Take the question of externality and cost-shifting; that if some people do not buy health insurance, the price goes up for everyone who does have insurance. Justice Scalia asserted that the same could be said about buying a car: “If people don’t buy cars, the price that those who do buy cars pay will have to be higher. So, you could say in order to bring the price down, you’re hurting these other people by not buying a car.” But—as if this were not obvious—where is the issue of free-loading in the car market? If I can’t afford to buy a Chevy, I don’t get to go down to the Chevy dealership and demand one for free, and there is no regulation in place that forces the dealership to provide me one and stick other Chevy owners with the tab. Also, as economist Henry (don’t call him Hank) Aaron notes at Brookings, it’s possible that more demand for a product will engender more output and therefore lower the marginal unit cost, but it also has countervailing effects that may raise the price. It’s rotten logic and even worse economics.
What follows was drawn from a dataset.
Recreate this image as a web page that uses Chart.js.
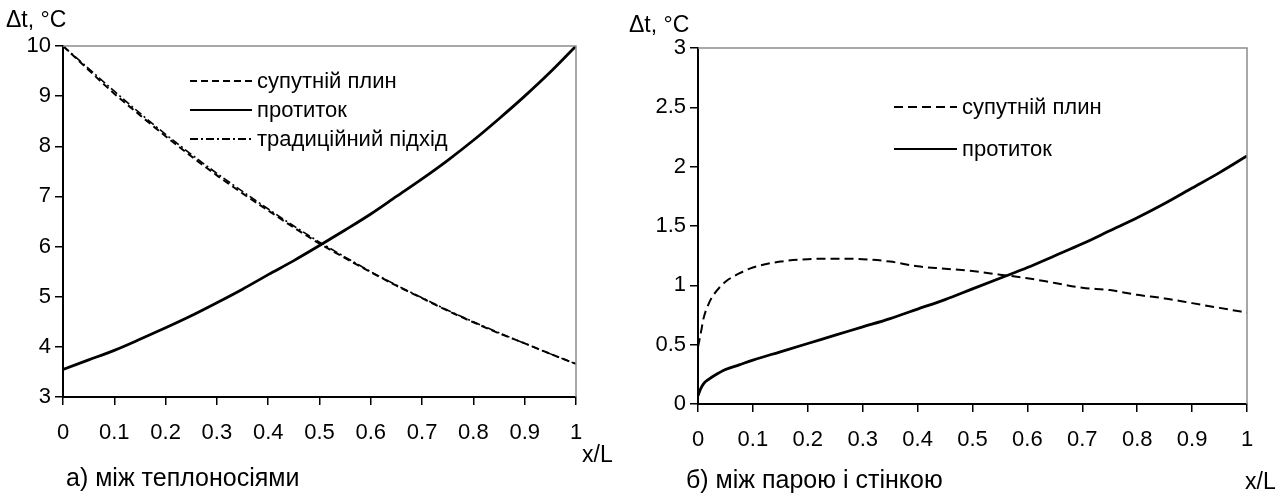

Another common theme in the hearings was the “unprecedented” nature of this particular form of mandate, and a lot of the justices’ time was spent looking for ways in which this power does or does not already exist. David Frum had an interesting piece today, noting that some of the major issues in this case—imposition of a welfare entitlement on the states; severability of the law’s constituent pieces—mirror very closely those discussed in Helvering v. Davis, the 1937 case that upheld the constitutionality of the original Social Security program.
I am far from granting that the mandate is unprecedented, or conceptually different from other forms of government coercion (Will Wilkinson discusses this here); but even if it is, I don’t see how that bears on the question of constitutionality. It’s quite evident by now that this sort of purchase mandate is politically unpopular, which is likely why Congress has thus far refrained from passing many laws that make people buy stuff. But just because Congress hasn’t ever taken a particular action doesn’t mean the action is not necessary and proper and therefore constitutional. And as any lawyer will tell you, novelty in the application of the Commerce Clause power has hardly EVER stopped the Court from affirming the expansion of that power. You can be angry or indifferent about that fact, but what would indeed be novel and near-unprecedented is for the Court to suddenly find a clear and articulable limit to that power.
Another issue of shabby logic: A lot of the hearing was given over to the slippery slope fallacy: “If Congress has the authority to do X, what’s to keep it from doing Y?” The SG was asked repeatedly for a “limiting principle”, or a clear line at which this claimed congressional authority ends. He had no good answer, and even seemed a bit stymied by sophomoric arguments like the broccoli canard. What’s to keep Congress from mandating broccoli purchases? For one thing, I am unaware of a nationwide broccoli insurance market complicated by the adverse selection problem, ever-rising costs of broccoli premiums, and tens of millions of Americans whose inability to afford broccoli forces a massive broccoli cost-shift onto the rest of broccoli-eating society. But, let’s assume I’ve missed something and such a broccoli economy exists. What limits Congress in the broccoli sphere is the same thing that limits Congress in areas where there is already wide consensus that it has the power to act, yet doesn’t. As Matt Steinglass notes at the Economist, Congress’s ultimate “limiting principle” is democracy! Politicans like being reelected, and to be reelected you have to do marginally popular things, and avoid doing widely unpopular, arbitrary, or odious things.
For instance, Congress’s taxation power is undisputed, and from what I can tell, completely limitless. If we allow Congress to tax at 30% what’s to keep Congress from raising everyone’s effective tax rate to 100%? Well, for one thing it would mean every elected representative who voted for it would be swiftly ushered out of office in the next election, replaced by politicians promising to overturn it. The desire to not commit career suicide implementing a policy that will not last beyond your abbreviated tenure sounds like a pretty forceful limiting principle to me.
Likewise, Congress can declare war whenever it likes. What prevents Congress from voting to invade Canada in order to appropriate all of its natural resources? (Christopher Hitchens was once asked what Thomas Jefferson would think about modern America. He said that most of all Jefferson would likely be appalled that we had not yet conquered Canada, and shocked that the young hearty men of America have so dishonorably allowed the British flag to continue flying in North America.) We don’t invade Canada because it would be extraordinarily immoral, illegal, and wasteful, and would garner precisely 0% public support. Well, ok, no more than 25% support. Fine, 40%.
Anyway, I thought Paul Clement was fantastic and a pleasure to listen to. His nimble mind surely made this a tighter ninth inning than it should have been. Still, my contrarian prediction: John Roberts writes the majority opinion upholding the mandate. If they do strike it down, all that’s left is to make Jefferson’s dream a reality, and invade and annex Canada; then we could at least use their health care system.